A new study shows the most dangerous intersections in California, above 10 or more accidents, based on motor vehicle collision data from 2015.
There were 444 total intersections ranked from the 435,000 compiled collision records, according to the data by Statewide Integrated Traffic Records System (SWITRS).
In total, there were 7,294 crashes, 7,478 injuries and 57 fatalities. The average number of accidents per dangerous intersection was 16.43 and for injuries it was 16.84.
The City of Sacramento had the second highest total number of dangerous intersections (13) trailing only Los Angeles (221), which is a noticeable difference.

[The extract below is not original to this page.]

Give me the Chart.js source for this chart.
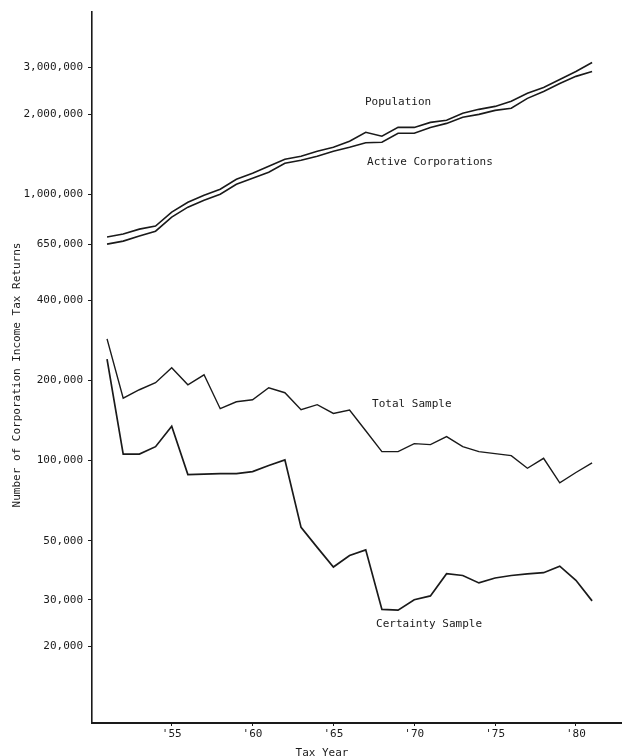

Sacramento and Elk Grove had an intersection ranked in the top 50 - the City of Elk Grove's intersection of Calvine Rd. and Elk Grove Florin Rd. (No.45) and Sacramento city intersection of Los Robles Bl. and Marysville Bl. (No.47).
The No.1 dangerous intersection of Devonshire St. and Reseda Bl. in Los Angeles had a total score of 147 with 24 crashes and 41 injuries. The highest Sacramento area intersection of Calvine Rd. and Elk Grove Florin Rd. had a score of 91 with 19 crash and injuries 24.
Below is a ranking of only Sacramento intersections:
Other Sacramento cities number of intersections that are a part of the rankings were: The City of Elk Grove (4), Folsom (2), Rancho Cordova (2), Citrus Heights (2) and Orangevale (1).
Only 39 of the intersections in this study are located outside of Southern California.
Data visualization firm 1point21interactive, who collaborated with Estey and Bomberger personal injury firm, helped compile this list and Brian Beltz, the Content Manager and Research Lead of 1point21interactive, discussed the data.
"The data was for everything in California." said Beltz, project lead for this study. "It was interesting that Sacramento's top intersections were not located in the downtown area, they were more on the outskirts."
Beltz went on to talk about why they wanted to create this list.
"We wanted to get an overview of the issue." he said. "People aren't aware, so our next step is to talk to the cities on the next step."
The formula in how they scored each intersection was: Accident (x1) + Injury (x3) + Fatality (x10) = Overall Score.
The data was provided by the SWITRS (a multi-agency database maintained by the California Highway Patrol) to help create this list.